"Top tier" is a designation related to research funding. If one doesn't want to be a biomedical researcher in a powerhouse academic position, then any other med school in the country will do, because they all teach the same material and provide you with the same privileges following graduation. This has actually been discussed quite a bit.
If a doc is all you want to be, any state or private MD or DO school will get you where you want to be.
This is not entirely true.
Your first two years (sometimes 1.5 years) of medical school are classroom based learning. It is very similar at most schools with slight modifications about how much PBL or other 'types' of learning the school integrates in the place of some lecture. The quality of the education is seen as relatively similar because the curriculum are relatively similar. They all teach at least a little bit toward Step 1, which you take after your second year. Other than helping you prepare for Step 1 and laying the framework for everything after, your first two years of medical school are largely irrelevant for residency and beyond.
Third and fourth year are clerkship based or in other words clinical. The quality of education varies significantly. Take a gander at the allopathic forum. People complain left and right about poor rotations, bad preceptors, lack of resources etc.
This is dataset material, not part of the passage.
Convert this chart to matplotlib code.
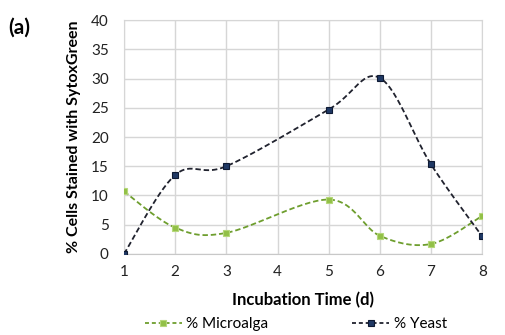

While a 'top' school is not immune from those things, the education is different at different schools. And yes, it does matter. The starting quality of interns is a reflection of who they are, first and foremost, but also what they have done their last two years in medical school. It is astonishing the number that show up and an H&P is difficult or organizing several patients is difficult. These are skills that take time and practice to develop. If a school doesn't set reasonable expectations and have the infrastructure or culture to push students along, they don't develop. This makes for people that are just terrible coming out of medical school.
Yes, you will be a doctor coming out of any MD or DO school, but do not kid yourself. I am one of the largest proponents on this forum about no matter where you go to school (MD) you can end up in just about any residency. But, it does matter to a certain extent, not just for the reasons above. A lot of residency matching in the more competitive fields or at more competitive institutions is about networking. We call the letter writers of every single applicant we are seriously interested in. Granted we are in a smaller specialty and can do something like that, but who people know matters and coming out of a powerhouse is going to do you favors down the road. Couple that with the fact that many schools are feeders for certain residencies (think HMS feeding MGH, B&W, BID), there are very good reasons to want to go to the 'best school' that you can.
All of this having been said, most pre-meds have no idea what "top school" means and the concept of a "dream school" is a little silly. The vast majority of those people are being driven by parents, ego, misinformation etc.